MATERIAL
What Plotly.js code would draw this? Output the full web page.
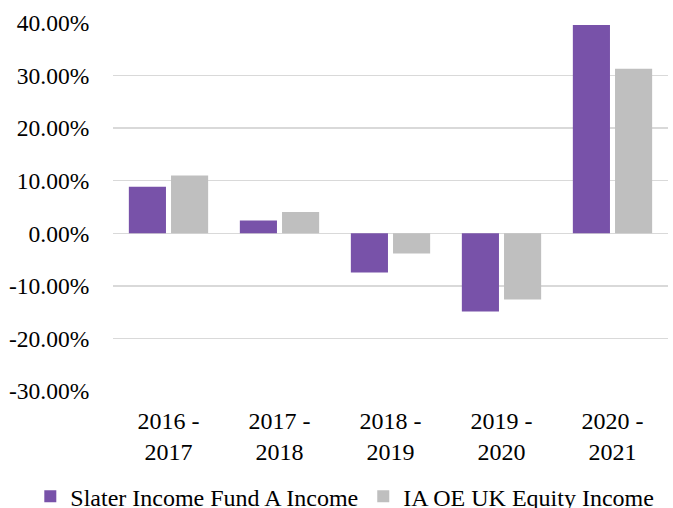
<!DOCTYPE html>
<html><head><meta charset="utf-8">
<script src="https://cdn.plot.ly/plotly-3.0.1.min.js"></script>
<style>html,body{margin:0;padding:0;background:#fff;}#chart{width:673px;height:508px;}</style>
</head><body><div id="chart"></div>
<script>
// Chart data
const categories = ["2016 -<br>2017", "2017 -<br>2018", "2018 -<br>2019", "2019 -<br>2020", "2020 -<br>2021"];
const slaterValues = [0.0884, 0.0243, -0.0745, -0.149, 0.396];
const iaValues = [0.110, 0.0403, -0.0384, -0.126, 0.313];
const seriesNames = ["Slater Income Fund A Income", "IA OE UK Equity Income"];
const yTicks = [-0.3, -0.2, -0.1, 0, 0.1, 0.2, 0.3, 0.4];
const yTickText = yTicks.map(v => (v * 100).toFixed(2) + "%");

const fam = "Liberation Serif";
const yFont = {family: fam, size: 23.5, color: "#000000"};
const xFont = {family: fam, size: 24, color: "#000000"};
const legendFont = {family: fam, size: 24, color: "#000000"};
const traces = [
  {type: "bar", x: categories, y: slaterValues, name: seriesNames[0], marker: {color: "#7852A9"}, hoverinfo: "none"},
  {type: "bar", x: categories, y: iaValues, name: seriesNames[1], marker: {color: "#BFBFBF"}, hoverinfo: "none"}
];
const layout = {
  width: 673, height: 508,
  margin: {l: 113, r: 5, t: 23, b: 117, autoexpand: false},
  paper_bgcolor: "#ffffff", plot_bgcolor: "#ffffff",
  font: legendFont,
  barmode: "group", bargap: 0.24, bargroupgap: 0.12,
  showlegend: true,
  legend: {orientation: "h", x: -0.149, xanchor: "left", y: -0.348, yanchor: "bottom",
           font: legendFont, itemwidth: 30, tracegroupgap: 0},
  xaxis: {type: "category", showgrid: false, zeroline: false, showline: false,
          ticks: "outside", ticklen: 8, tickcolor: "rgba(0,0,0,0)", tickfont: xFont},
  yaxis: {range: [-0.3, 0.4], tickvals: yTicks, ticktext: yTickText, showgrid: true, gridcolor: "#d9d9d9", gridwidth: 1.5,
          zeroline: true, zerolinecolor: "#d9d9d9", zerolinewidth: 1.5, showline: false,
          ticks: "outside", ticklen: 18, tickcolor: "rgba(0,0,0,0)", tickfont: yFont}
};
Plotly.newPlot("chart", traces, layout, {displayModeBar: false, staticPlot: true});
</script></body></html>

JOB
Take the listing and print it again exactly, but without any pictures.

COMPLETE ANSWER
What Plotly.js code would draw this? Output the full web page.
<!DOCTYPE html>
<html><head><meta charset="utf-8">
<script src="https://cdn.plot.ly/plotly-3.0.1.min.js"></script>
<style>html,body{margin:0;padding:0;background:#fff;}#chart{width:673px;height:508px;}</style>
</head><body><div id="chart"></div>
<script>
// Chart data
const categories = ["2016 -<br>2017", "2017 -<br>2018", "2018 -<br>2019", "2019 -<br>2020", "2020 -<br>2021"];
const slaterValues = [0.0884, 0.0243, -0.0745, -0.149, 0.396];
const iaValues = [0.110, 0.0403, -0.0384, -0.126, 0.313];
const seriesNames = ["Slater Income Fund A Income", "IA OE UK Equity Income"];
const yTicks = [-0.3, -0.2, -0.1, 0, 0.1, 0.2, 0.3, 0.4];
const yTickText = yTicks.map(v => (v * 100).toFixed(2) + "%");

const fam = "Liberation Serif";
const yFont = {family: fam, size: 23.5, color: "#000000"};
const xFont = {family: fam, size: 24, color: "#000000"};
const legendFont = {family: fam, size: 24, color: "#000000"};
const traces = [
  {type: "bar", x: categories, y: slaterValues, name: seriesNames[0], marker: {color: "#7852A9"}, hoverinfo: "none"},
  {type: "bar", x: categories, y: iaValues, name: seriesNames[1], marker: {color: "#BFBFBF"}, hoverinfo: "none"}
];
const layout = {
  width: 673, height: 508,
  margin: {l: 113, r: 5, t: 23, b: 117, autoexpand: false},
  paper_bgcolor: "#ffffff", plot_bgcolor: "#ffffff",
  font: legendFont,
  barmode: "group", bargap: 0.24, bargroupgap: 0.12,
  showlegend: true,
  legend: {orientation: "h", x: -0.149, xanchor: "left", y: -0.348, yanchor: "bottom",
           font: legendFont, itemwidth: 30, tracegroupgap: 0},
  xaxis: {type: "category", showgrid: false, zeroline: false, showline: false,
          ticks: "outside", ticklen: 8, tickcolor: "rgba(0,0,0,0)", tickfont: xFont},
  yaxis: {range: [-0.3, 0.4], tickvals: yTicks, ticktext: yTickText, showgrid: true, gridcolor: "#d9d9d9", gridwidth: 1.5,
          zeroline: true, zerolinecolor: "#d9d9d9", zerolinewidth: 1.5, showline: false,
          ticks: "outside", ticklen: 18, tickcolor: "rgba(0,0,0,0)", tickfont: yFont}
};
Plotly.newPlot("chart", traces, layout, {displayModeBar: false, staticPlot: true});
</script></body></html>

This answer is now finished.